The Explanation. A few days later, over the morning coffee, the nation read of Harry Truman's reply and fumed. That night, Truman took to the air with an explanation. "I believe that we must try to limit the war to Korea ... A number of events have made it evident that General MacArthur did not agree with that policy. I have therefore considered it essential to relieve General MacArthur so that there would be no doubt or confusion as to the real purpose and aim of our policy . . .
"You may ask: Why don't we bomb Manchuria and China itself? Why don't we assist the Chinese Nationalist troops to land on the mainland of China? . . . What would suit the ambitions of the Kremlin better than for our military forces to be committed to a full-scale war with Red China? . . .
"The Communist side must now choose its course of action . . . They may take further action which will spread the conflict. They have that choice, and with it the awful responsibility for what may follow . . . We do not want to see the conflict in Korea extended. We are trying to prevent a world war--not to start one."

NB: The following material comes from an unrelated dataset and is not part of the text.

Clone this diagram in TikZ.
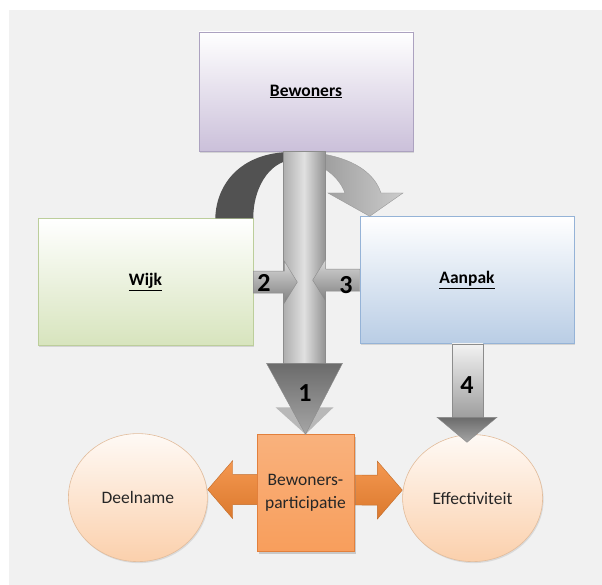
\documentclass[tikz,border=0pt]{standalone}
\usepackage{fontspec}
\setmainfont{Carlito}
\definecolor{bggrey}{RGB}{241,241,241}
\definecolor{bewfill}{RGB}{203,192,218}
\definecolor{bewline}{RGB}{172,162,192}
\definecolor{wijkfill}{RGB}{215,228,189}
\definecolor{wijkline}{RGB}{188,206,155}
\definecolor{aanpakfill}{RGB}{185,205,229}
\definecolor{aanpakline}{RGB}{149,179,215}
\definecolor{peach}{RGB}{251,208,172}
\definecolor{peachline}{RGB}{226,188,155}
\definecolor{partfill}{RGB}{248,158,92}
\definecolor{partline}{RGB}{226,128,60}
\definecolor{arrorange}{RGB}{243,134,50}
\definecolor{textgrey}{RGB}{38,38,38}
\usetikzlibrary{shapes.geometric,positioning,calc,shadows,backgrounds}

\begin{document}
\begin{tikzpicture}[x=1pt,y=-1pt,font=\fontsize{17.5}{23}\selectfont]
  \tikzstyle{mainbox}=[rectangle,minimum width=214pt,minimum height=127pt,inner sep=0pt,align=center,line width=0.6pt,font=\fontsize{17.5}{23}\selectfont\bfseries,top color=white,drop shadow={shadow xshift=1.2pt,shadow yshift=-1.8pt,opacity=0.25}]
  \tikzstyle{roundbox}=[ellipse,minimum width=139pt,minimum height=128pt,inner sep=0pt,draw=peachline,line width=0.6pt,top color=peach!12,bottom color=peach,text=textgrey,drop shadow={shadow xshift=1pt,shadow yshift=-1.5pt,opacity=0.2}]
  \tikzstyle{partbox}=[rectangle,minimum width=97pt,minimum height=117pt,inner sep=0pt,align=center,draw=partline,line width=0.6pt,top color=partfill!80!white,bottom color=partfill,text=textgrey,drop shadow={shadow xshift=1.5pt,shadow yshift=-2pt,opacity=0.35}]
  \tikzstyle{numlabel}=[font=\fontsize{26}{30}\selectfont\bfseries,inner sep=0pt]
  \tikzstyle{greyshaft}=[left color=black!32,right color=black!42,middle color=black!12,draw=black!45,line width=0.4pt]
  \tikzstyle{greyhead}=[top color=black!58,bottom color=black!35,draw=black!45,line width=0.4pt]
  \tikzstyle{greybar}=[top color=black!15,bottom color=black!50,draw=black!45,line width=0.4pt]

  \useasboundingbox (0,0) rectangle (602,585);
  \begin{scope}[on background layer]
    \fill[bggrey] (9,10) rectangle (602,585);
  \end{scope}

  % boxes
  \node[mainbox,minimum height=119pt,draw=bewline,bottom color=bewfill] (bew) at (306,91.5) {\underline{Bewoners}};
  \node[mainbox,below=67pt of bew,xshift=-160.5pt,minimum width=215pt,draw=wijkline,bottom color=wijkfill] (wijk) {\underline{Wijk}};
  \node[mainbox,below=65pt of bew,xshift=161pt,draw=aanpakline,bottom color=aanpakfill] (aanpak) {\underline{Aanpak}};
  \node[partbox,below=283pt of bew,xshift=-0.5pt] (part) {Bewoners-\\participatie};
  \node[roundbox,left=49pt of part,yshift=-4.5pt] (dee) {Deelname};
  \node[roundbox,right=48pt of part,yshift=-5pt,minimum width=140pt,minimum height=127pt] (eff) {Effectiviteit};

  % curved arrow from wijk over to aanpak
  \fill[black!68] ($(wijk.north east)+(-38,0)$) .. controls (216,185) and (240,152) .. (292,152)
    -- (292,160) .. controls (268,162) and (253,190) .. (wijk.north east) -- cycle;
  \path[left color=black!45,right color=black!20,draw=black!40,line width=0.4pt]
    (292,152) .. controls (335,151) and (372,165) .. (381,193) -- (403,193)
    -- ($(aanpak.north west)+(10,0)$) -- (328,193) -- (345,193)
    .. controls (337,172) and (315,160) .. (292,160) -- cycle;

  % arrow 1
  \path[greyshaft] ($(bew.south)+(-23,0)$) rectangle ($(part.north)+(19.5,-71)$);
  \fill[black!28] ($(part.north)+(-30,-27)$) -- ($(part.north)+(28,-27)$) -- (part.north) -- cycle;
  \path[greyhead] ($(part.north)+(-39,-71)$) -- ($(part.north)+(37,-71)$) -- (part.north) -- cycle;

  % arrows 2 and 3
  \coordinate (tip2) at ($(wijk.east)+(44,0)$);
  \coordinate (tip3) at ($(aanpak.west)+(-47,0)$);
  \path[greybar] ($(wijk.east)+(0,-11)$) -- ($(tip2)+(-13,-11)$) -- ($(tip2)+(-13,-21)$) -- (tip2)
    -- ($(tip2)+(-13,21)$) -- ($(tip2)+(-13,11)$) -- ($(wijk.east)+(0,11)$) -- cycle;
  \path[greybar] ($(aanpak.west)+(0,-11)$) -- ($(tip3)+(13,-11)$) -- ($(tip3)+(13,-21)$) -- (tip3)
    -- ($(tip3)+(13,21)$) -- ($(tip3)+(13,11)$) -- ($(aanpak.west)+(0,11)$) -- cycle;

  % arrow 4
  \coordinate (tip4) at ($(aanpak.south |- eff.north)+(0,8)$);
  \path[top color=black!5,bottom color=black!38,draw=black!45,line width=0.4pt] ($(aanpak.south)+(-15,0)$) rectangle ($(tip4)+(16,-25)$);
  \path[greyhead] ($(tip4)+(-30,-25)$) -- ($(tip4)+(30,-25)$) -- (tip4) -- cycle;

  % double arrow behind participatie
  \coordinate (ltip) at ($(dee.east)+(0,-8)$);
  \coordinate (rtip) at ($(eff.west)+(0,-8)$);
  \begin{scope}[on background layer]
    \path[top color=arrorange!85!white,bottom color=arrorange!90!black,draw=arrorange!80!black,line width=0.4pt]
      (ltip) -- ($(ltip)+(25,-29)$) -- ($(ltip)+(25,-15)$) -- ($(rtip)+(-25,-15)$) -- ($(rtip)+(-25,-29)$)
      -- (rtip) -- ($(rtip)+(-25,29)$) -- ($(rtip)+(-25,15)$) -- ($(ltip)+(25,15)$) -- ($(ltip)+(25,29)$) -- cycle;
  \end{scope}

  % numbers
  \node[numlabel] (num1) at (305,393) {1};
  \node[numlabel] (num2) at (264,283) {2};
  \node[numlabel] (num3) at (346,285) {3};
  \node[numlabel] (num4) at (467,385) {4};
\end{tikzpicture}
\end{document}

Douglas MacArthur believed that "here in Asia is where the Communist conspirators have elected to make their play for global conquest," and that the battle might be lost before Harry Truman decided it had begun. Harry Truman, as the first of 18,000 telegrams and 50,000 letters poured in, knew that he faced the biggest political storm of his stormy political career.
* Truman's order stripped MacArthur of four commands--Commander in Chief, United Nations Forces in Korea; Supreme Commander for Allied Powers, Japan; Commander in Chief, Far East; and Commanding General, U.S. Army, Far East. But as a five-star general, MacArthur keeps his rank, active duty status and pay ($18,761) for life.